Petra Wenzel

Personal information
- Born: 20 November 1961 (age 64) Grabs, Saint Gallen, Switzerland
- Height: 164 cm (5 ft 5 in)

Skiing career
- Sport: Alpine skiing
- Club: Skiclub Schaan
- Retired: 1984
- Disciplines: Slalom, giant slalom, Downhill
- World Cup debut: 1979, Lake Placid

Olympics
- Teams: 1980 Winter Olympics 1984 Winter Olympics

World Championships
- Teams: 1980 Lake Placid† 1982 Schladming ^{†} The 1980 FIS Alpine Ski World Championship took place during the Winter Olympic games.

= Petra Wenzel =

Liechtenstein alpine skier (born 1961)

Petra Wenzel (born 20 November 1961 in Grabs, Saint Gallen, Switzerland) is a Liechtensteiner former alpine skier who competed in the 1980 Winter Olympics and 1984 Winter Olympics.

==Career==
Wenzel made her World Cup debut in 1979 at Lake Placid, finishing 18th in the downhill.

She was selected to represent Liechtenstein at the 1980 Winter Olympics, where she competed in Slalom, giant slalom and Downhill races. Her best result was 14th in the slalom competition. She was selected as flagbearer for her country during the opening ceremony. She also represented her Liechtenstein at the 1980 FIS Alpine World Ski Championships finishing 5th in the giant slalom.

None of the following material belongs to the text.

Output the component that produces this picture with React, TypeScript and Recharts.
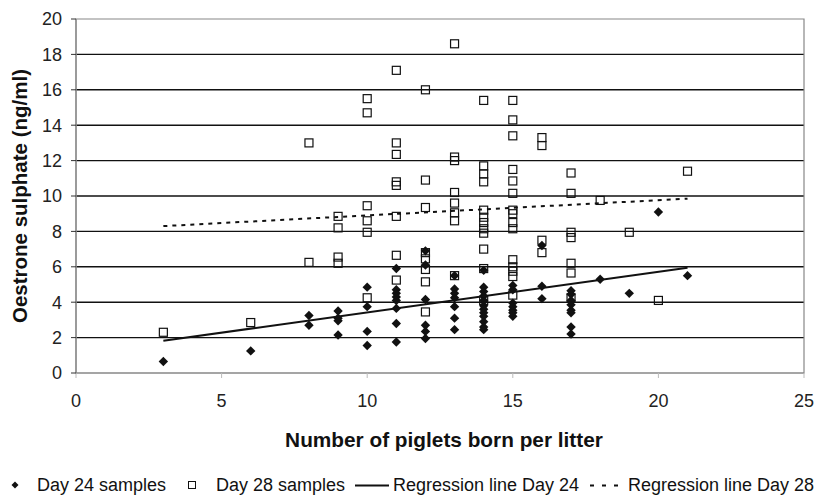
import React from 'react';
import { ComposedChart, Scatter, XAxis, YAxis, CartesianGrid, ReferenceArea } from 'recharts';

const FONT = '"Liberation Sans", Arial, Helvetica, sans-serif';

// Day 24 samples: [piglets, oestrone sulphate]
const day24: [number, number][] = [
  [3, 0.65],
  [6, 1.25],
  [8, 3.25], [8, 2.7],
  [9, 3.5], [9, 3.1], [9, 2.95], [9, 2.15],
  [10, 4.85], [10, 3.75], [10, 2.35], [10, 1.55],
  [11, 5.9], [11, 4.7], [11, 4.5], [11, 4.3], [11, 4.1], [11, 3.65], [11, 2.8], [11, 1.75],
  [12, 6.9], [12, 6.1], [12, 4.15], [12, 2.7], [12, 2.35], [12, 1.95],
  [13, 5.5], [13, 4.75], [13, 4.5], [13, 4.25], [13, 3.75], [13, 3.1], [13, 2.45],
  [14, 5.8], [14, 4.85], [14, 4.6], [14, 4.35], [14, 4.1], [14, 3.8], [14, 3.6], [14, 3.4], [14, 3.2], [14, 2.9], [14, 2.6], [14, 2.45],
  [15, 4.95], [15, 4.7], [15, 3.95], [15, 3.75], [15, 3.55], [15, 3.4], [15, 3.2],
  [16, 7.2], [16, 4.9], [16, 4.2],
  [17, 4.65], [17, 4.45], [17, 4.1], [17, 3.85], [17, 3.55], [17, 3.4], [17, 2.6], [17, 2.2],
  [18, 5.3],
  [19, 4.5],
  [20, 9.1],
  [21, 5.5],
];

// Day 28 samples
const day28: [number, number][] = [
  [3, 2.3],
  [6, 2.85],
  [8, 13.0], [8, 6.25],
  [9, 8.85], [9, 8.2], [9, 6.55], [9, 6.2],
  [10, 15.5], [10, 14.7], [10, 9.45], [10, 8.6], [10, 7.95], [10, 4.25],
  [11, 17.1], [11, 13.0], [11, 12.35], [11, 10.8], [11, 10.6], [11, 8.85], [11, 6.65], [11, 5.25],
  [12, 16.0], [12, 10.9], [12, 9.35], [12, 6.8], [12, 6.45], [12, 5.85], [12, 5.15], [12, 3.45],
  [13, 18.6], [13, 12.2], [13, 12.0], [13, 10.2], [13, 9.6], [13, 9.05], [13, 8.6], [13, 5.5],
  [14, 15.4], [14, 11.7], [14, 11.25], [14, 10.8], [14, 9.2], [14, 8.8], [14, 8.5], [14, 8.15], [14, 7.9], [14, 7.0], [14, 5.9], [14, 4.1],
  [15, 15.4], [15, 14.3], [15, 13.4], [15, 11.5], [15, 10.85], [15, 10.15], [15, 9.2], [15, 9.0], [15, 8.5], [15, 8.15], [15, 6.4], [15, 6.0], [15, 5.75], [15, 5.45], [15, 4.4],
  [16, 13.3], [16, 12.85], [16, 7.5], [16, 6.8],
  [17, 11.3], [17, 10.15], [17, 7.95], [17, 7.65], [17, 6.2], [17, 5.65], [17, 4.25],
  [18, 9.75],
  [19, 7.95],
  [20, 4.1],
  [21, 11.4],
];

// Regression line end points
const regression24: [number, number][] = [[3, 1.82], [21, 5.95]];
const regression28: [number, number][] = [[3, 8.3], [21, 9.85]];

const xTicks = [0, 5, 10, 15, 20, 25];
const yTicks = [0, 2, 4, 6, 8, 10, 12, 14, 16, 18, 20];
const gridValues = [2, 4, 6, 8, 10, 12, 14, 16, 18];

const toPoints = (arr: [number, number][]) => arr.map(([x, y]) => ({ x, y }));

const Diamond = (props: any) => {
  const { cx, cy } = props;
  if (cx == null || cy == null) return null;
  const r = 4.7;
  return <path d={`M${cx},${cy - r}L${cx + r},${cy}L${cx},${cy + r}L${cx - r},${cy}Z`} fill="#111" />;
};

const Square = (props: any) => {
  const { cx, cy } = props;
  if (cx == null || cy == null) return null;
  return <rect x={cx - 4} y={cy - 4} width={8} height={8} fill="none" stroke="#111" strokeWidth={1.2} />;
};

const NoDot = () => null;

const item = (left: number): React.CSSProperties => ({ position: 'absolute', left, top: 0, whiteSpace: 'nowrap', lineHeight: '20px' });

export default function App() {
  return (
    <div style={{ position: 'absolute', left: 0, top: 0, width: 820, height: 495, background: '#fff', fontFamily: FONT }}>
      <ComposedChart width={820} height={495} margin={{ top: 19, right: 16, bottom: 0, left: 0 }}>
        <CartesianGrid horizontal vertical={false} horizontalValues={gridValues} stroke="#111" strokeWidth={1.4} />
        <ReferenceArea x1={0} x2={25} y1={0} y2={20} fill="none" stroke="#888" strokeWidth={1.2} />
        <XAxis
          type="number"
          dataKey="x"
          domain={[0, 25]}
          ticks={xTicks}
          allowDataOverflow
          height={122}
          tickSize={5}
          tickMargin={16}
          axisLine={{ stroke: '#888', strokeWidth: 1.2 }}
          tickLine={{ stroke: '#bbb' }}
          tick={{ fill: '#222', fontSize: 18, fontFamily: FONT }}
          label={{
            content: (p: any) => {
              const vb = p.viewBox || {};
              return (
                <text x={vb.x + vb.width / 2 + 4} y={vb.y + 74} textAnchor="middle" fontFamily={FONT} fontWeight="bold" fontSize={20.8} fill="#111">
                  Number of piglets born per litter
                </text>
              );
            },
          }}
        />
        <YAxis
          type="number"
          dataKey="y"
          domain={[0, 20]}
          ticks={yTicks}
          allowDataOverflow
          width={76}
          tickSize={5}
          tickMargin={9}
          axisLine={{ stroke: '#888', strokeWidth: 1.2 }}
          tickLine={{ stroke: '#333' }}
          tick={{ fill: '#222', fontSize: 18, fontFamily: FONT }}
          label={{
            content: (p: any) => {
              const vb = p.viewBox || {};
              const cx = 19;
              const cy = vb.y + vb.height / 2;
              return (
                <text x={cx} y={cy} transform={`rotate(-90 ${cx} ${cy})`} textAnchor="middle" dominantBaseline="central" fontFamily={FONT} fontWeight="bold" fontSize={20.5} fill="#111">
                  Oestrone sulphate (ng/ml)
                </text>
              );
            },
          }}
        />
        <Scatter name="Day 24 samples" data={toPoints(day24)} shape={<Diamond />} isAnimationActive={false} />
        <Scatter name="Day 28 samples" data={toPoints(day28)} shape={<Square />} isAnimationActive={false} />
        <Scatter name="Regression line Day 24" data={toPoints(regression24)} line={{ stroke: '#111', strokeWidth: 2 }} shape={<NoDot />} isAnimationActive={false} />
        <Scatter name="Regression line Day 28" data={toPoints(regression28)} line={{ stroke: '#111', strokeWidth: 2, strokeDasharray: '4 5' }} shape={<NoDot />} isAnimationActive={false} />
      </ComposedChart>
      <div style={{ position: 'absolute', left: 0, top: 475, width: 820, height: 20, fontSize: 18, color: '#111', fontFamily: FONT }}>
        <svg width={12} height={20} style={{ position: 'absolute', left: 9, top: 0 }}><path d="M6,6.5L9.5,10L6,13.5L2.5,10Z" fill="#111" /></svg>
        <span style={item(37)}>Day 24 samples</span>
        <svg width={12} height={20} style={{ position: 'absolute', left: 186, top: 0 }}><rect x={2.5} y={6.5} width={7} height={7} fill="none" stroke="#111" strokeWidth={1} /></svg>
        <span style={item(216)}>Day 28 samples</span>
        <svg width={34} height={20} style={{ position: 'absolute', left: 355, top: 0 }}><line x1={0} y1={10.5} x2={34} y2={10.5} stroke="#111" strokeWidth={2} /></svg>
        <span style={item(393)}>Regression line Day 24</span>
        <svg width={34} height={20} style={{ position: 'absolute', left: 590, top: 0 }}><line x1={0} y1={10.5} x2={34} y2={10.5} stroke="#111" strokeWidth={2} strokeDasharray="4 8" /></svg>
        <span style={item(628)}>Regression line Day 28</span>
      </div>
    </div>
  );
}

She would once again represent her country in the 1982 World Ski Championship in Schladming, finishing 4th in the giant slalom.

Wenzel continued to compete in the FIS World Cup until 1984. Her primary disciplines were Slalom and giant slalom, only competing in Downhill on her debut and at the 1980 Olympics. Her best results were a pair of fourth places at Berchtesgaden in January 1982, and Mairbor in February 1983 both in the slalom discipline.

Her final professional races came at the 1984 Winter Olympics in Sarajevo. In the giant slalom, finishing 19th and in the slalom failing to finish.

==Personal life==
Wenzel lives in Planken, Liechtenstein. Her siblings, Hanni and Andreas Wenzel won the Ski World Cup in the 1979/80 season. Her daughter is Jessica Walter who represented Liechtenstein at the 2006 Winter Olympics. Jessica won Silver in the 2004 World Junior Alpine Skiing Championships. She is the aunt of successful ski racer, Tina Weirather.